[Aim of the exercise] Produce an exact copy of all the data below, dropping every image.

[Recorded information]
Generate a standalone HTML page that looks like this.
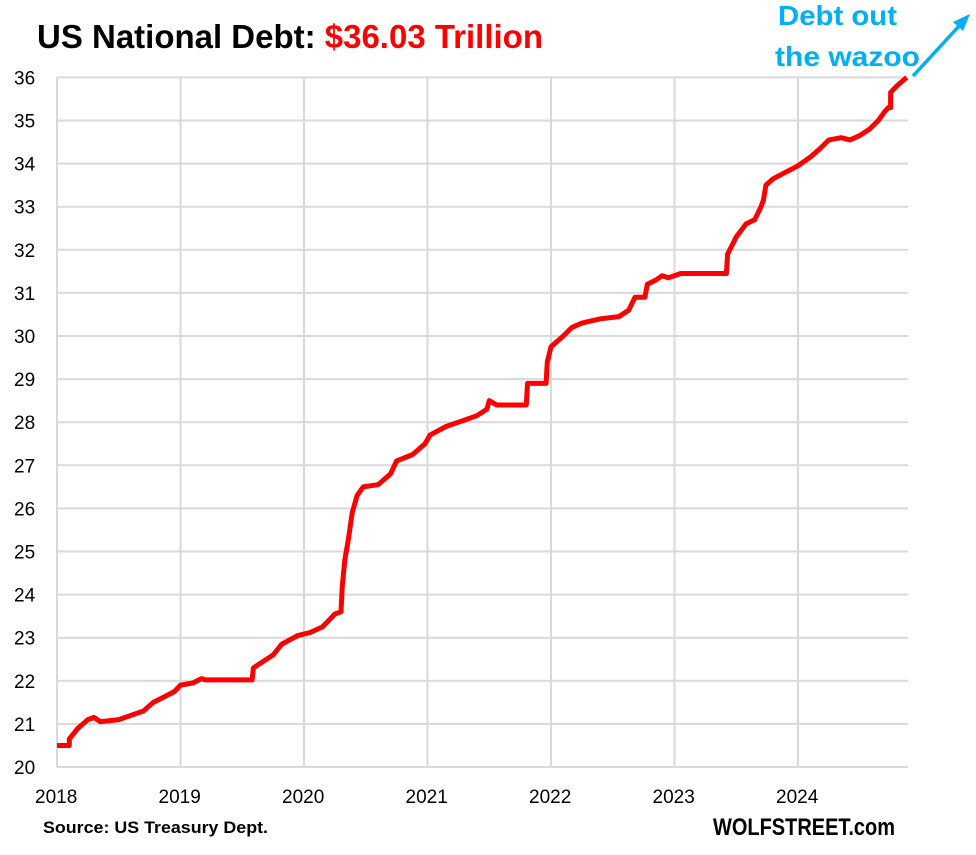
<!DOCTYPE html>
<html><head><meta charset="utf-8"><style>
body{margin:0;background:#fff;}
svg text{font-family:"Liberation Sans Narrow","Liberation Sans",sans-serif;}
</style></head><body>
<svg id="s" width="976" height="850" xmlns="http://www.w3.org/2000/svg">
<rect width="976" height="850" fill="#fff"/>
<g id="grid" stroke="#d9d9d9" stroke-width="2"></g>
<g id="labels" font-size="19" fill="#000"></g>
<text x="37" y="48" font-size="33" font-weight="bold" fill="#000" textLength="506" lengthAdjust="spacingAndGlyphs">US National Debt: <tspan fill="#ff0000">$36.03 Trillion</tspan></text>
<text x="778" y="25" font-size="28" font-weight="bold" fill="#00b0f0" textLength="119" lengthAdjust="spacingAndGlyphs">Debt out</text>
<text x="775" y="66" font-size="28" font-weight="bold" fill="#00b0f0" textLength="145" lengthAdjust="spacingAndGlyphs">the wazoo</text>
<line x1="913" y1="76" x2="960" y2="25" stroke="#00b0f0" stroke-width="3.5"/>
<polygon points="970,14 953,22 963,31" fill="#00b0f0"/>
<text x="43" y="833" font-size="17" font-weight="bold" fill="#000" textLength="225" lengthAdjust="spacingAndGlyphs">Source: US Treasury Dept.</text>
<text x="713" y="835" font-size="24" font-weight="bold" fill="#000" textLength="182" lengthAdjust="spacingAndGlyphs">WOLFSTREET.com</text>
<polyline id="ln" fill="none" stroke="#ff0000" stroke-width="5" stroke-linejoin="round"/>
</svg>
<script>
var X=function(t){return 57+(t-2018)*123.5},Y=function(v){return 767-(v-20)*43.1};
var g=document.getElementById('grid'),L=document.getElementById('labels'),ns='http://www.w3.org/2000/svg';
for(var v=20;v<=36;v++){var l=document.createElementNS(ns,'line');l.setAttribute('x1',57);l.setAttribute('x2',908);l.setAttribute('y1',Y(v));l.setAttribute('y2',Y(v));g.appendChild(l);
var t=document.createElementNS(ns,'text');t.setAttribute('x',14);t.setAttribute('y',Y(v)+7);t.textContent=v;L.appendChild(t);}
for(var y=2018;y<=2024;y++){var l=document.createElementNS(ns,'line');l.setAttribute('x1',X(y));l.setAttribute('x2',X(y));l.setAttribute('y1',Y(36));l.setAttribute('y2',Y(20));g.appendChild(l);
var t=document.createElementNS(ns,'text');t.setAttribute('x',X(y)-22);t.setAttribute('y',803);t.textContent=y;L.appendChild(t);}
var d=[[2018,20.5],[2018.1,20.5],[2018.1,20.65],[2018.17,20.9],[2018.25,21.1],[2018.3,21.15],[2018.35,21.05],[2018.5,21.1],[2018.7,21.3],[2018.78,21.5],[2018.85,21.6],[2018.95,21.75],[2019.0,21.9],[2019.1,21.95],[2019.17,22.05],[2019.2,22.02],[2019.58,22.02],[2019.59,22.3],[2019.75,22.6],[2019.82,22.85],[2019.95,23.05],[2020.05,23.12],[2020.15,23.25],[2020.2,23.4],[2020.25,23.55],[2020.3,23.6],[2020.31,24.2],[2020.33,24.8],[2020.36,25.3],[2020.39,25.9],[2020.43,26.3],[2020.48,26.5],[2020.6,26.55],[2020.7,26.8],[2020.75,27.1],[2020.88,27.25],[2020.98,27.5],[2021.02,27.7],[2021.15,27.9],[2021.25,28.0],[2021.4,28.15],[2021.48,28.3],[2021.5,28.5],[2021.56,28.4],[2021.8,28.4],[2021.81,28.9],[2021.96,28.9],[2021.97,29.4],[2022.0,29.75],[2022.1,30.0],[2022.17,30.2],[2022.25,30.3],[2022.4,30.4],[2022.55,30.45],[2022.63,30.6],[2022.68,30.9],[2022.76,30.9],[2022.78,31.2],[2022.85,31.3],[2022.9,31.4],[2022.95,31.35],[2023.05,31.45],[2023.42,31.45],[2023.43,31.9],[2023.5,32.3],[2023.58,32.6],[2023.65,32.7],[2023.7,33.0],[2023.72,33.15],[2023.74,33.5],[2023.8,33.65],[2023.9,33.8],[2024.0,33.95],[2024.1,34.15],[2024.18,34.35],[2024.25,34.55],[2024.35,34.6],[2024.42,34.55],[2024.5,34.65],[2024.58,34.8],[2024.65,35.0],[2024.7,35.2],[2024.73,35.3],[2024.75,35.3],[2024.75,35.65],[2024.8,35.8],[2024.88,36.0]];
document.getElementById('ln').setAttribute('points',d.map(function(p){return X(p[0]).toFixed(1)+','+Y(p[1]).toFixed(1)}).join(' '));
</script>
</body></html>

[Exercise solution]
Generate a standalone HTML page that looks like this.
<!DOCTYPE html>
<html><head><meta charset="utf-8"><style>
body{margin:0;background:#fff;}
svg text{font-family:"Liberation Sans Narrow","Liberation Sans",sans-serif;}
</style></head><body>
<svg id="s" width="976" height="850" xmlns="http://www.w3.org/2000/svg">
<rect width="976" height="850" fill="#fff"/>
<g id="grid" stroke="#d9d9d9" stroke-width="2"></g>
<g id="labels" font-size="19" fill="#000"></g>
<text x="37" y="48" font-size="33" font-weight="bold" fill="#000" textLength="506" lengthAdjust="spacingAndGlyphs">US National Debt: <tspan fill="#ff0000">$36.03 Trillion</tspan></text>
<text x="778" y="25" font-size="28" font-weight="bold" fill="#00b0f0" textLength="119" lengthAdjust="spacingAndGlyphs">Debt out</text>
<text x="775" y="66" font-size="28" font-weight="bold" fill="#00b0f0" textLength="145" lengthAdjust="spacingAndGlyphs">the wazoo</text>
<line x1="913" y1="76" x2="960" y2="25" stroke="#00b0f0" stroke-width="3.5"/>
<polygon points="970,14 953,22 963,31" fill="#00b0f0"/>
<text x="43" y="833" font-size="17" font-weight="bold" fill="#000" textLength="225" lengthAdjust="spacingAndGlyphs">Source: US Treasury Dept.</text>
<text x="713" y="835" font-size="24" font-weight="bold" fill="#000" textLength="182" lengthAdjust="spacingAndGlyphs">WOLFSTREET.com</text>
<polyline id="ln" fill="none" stroke="#ff0000" stroke-width="5" stroke-linejoin="round"/>
</svg>
<script>
var X=function(t){return 57+(t-2018)*123.5},Y=function(v){return 767-(v-20)*43.1};
var g=document.getElementById('grid'),L=document.getElementById('labels'),ns='http://www.w3.org/2000/svg';
for(var v=20;v<=36;v++){var l=document.createElementNS(ns,'line');l.setAttribute('x1',57);l.setAttribute('x2',908);l.setAttribute('y1',Y(v));l.setAttribute('y2',Y(v));g.appendChild(l);
var t=document.createElementNS(ns,'text');t.setAttribute('x',14);t.setAttribute('y',Y(v)+7);t.textContent=v;L.appendChild(t);}
for(var y=2018;y<=2024;y++){var l=document.createElementNS(ns,'line');l.setAttribute('x1',X(y));l.setAttribute('x2',X(y));l.setAttribute('y1',Y(36));l.setAttribute('y2',Y(20));g.appendChild(l);
var t=document.createElementNS(ns,'text');t.setAttribute('x',X(y)-22);t.setAttribute('y',803);t.textContent=y;L.appendChild(t);}
var d=[[2018,20.5],[2018.1,20.5],[2018.1,20.65],[2018.17,20.9],[2018.25,21.1],[2018.3,21.15],[2018.35,21.05],[2018.5,21.1],[2018.7,21.3],[2018.78,21.5],[2018.85,21.6],[2018.95,21.75],[2019.0,21.9],[2019.1,21.95],[2019.17,22.05],[2019.2,22.02],[2019.58,22.02],[2019.59,22.3],[2019.75,22.6],[2019.82,22.85],[2019.95,23.05],[2020.05,23.12],[2020.15,23.25],[2020.2,23.4],[2020.25,23.55],[2020.3,23.6],[2020.31,24.2],[2020.33,24.8],[2020.36,25.3],[2020.39,25.9],[2020.43,26.3],[2020.48,26.5],[2020.6,26.55],[2020.7,26.8],[2020.75,27.1],[2020.88,27.25],[2020.98,27.5],[2021.02,27.7],[2021.15,27.9],[2021.25,28.0],[2021.4,28.15],[2021.48,28.3],[2021.5,28.5],[2021.56,28.4],[2021.8,28.4],[2021.81,28.9],[2021.96,28.9],[2021.97,29.4],[2022.0,29.75],[2022.1,30.0],[2022.17,30.2],[2022.25,30.3],[2022.4,30.4],[2022.55,30.45],[2022.63,30.6],[2022.68,30.9],[2022.76,30.9],[2022.78,31.2],[2022.85,31.3],[2022.9,31.4],[2022.95,31.35],[2023.05,31.45],[2023.42,31.45],[2023.43,31.9],[2023.5,32.3],[2023.58,32.6],[2023.65,32.7],[2023.7,33.0],[2023.72,33.15],[2023.74,33.5],[2023.8,33.65],[2023.9,33.8],[2024.0,33.95],[2024.1,34.15],[2024.18,34.35],[2024.25,34.55],[2024.35,34.6],[2024.42,34.55],[2024.5,34.65],[2024.58,34.8],[2024.65,35.0],[2024.7,35.2],[2024.73,35.3],[2024.75,35.3],[2024.75,35.65],[2024.8,35.8],[2024.88,36.0]];
document.getElementById('ln').setAttribute('points',d.map(function(p){return X(p[0]).toFixed(1)+','+Y(p[1]).toFixed(1)}).join(' '));
</script>
</body></html>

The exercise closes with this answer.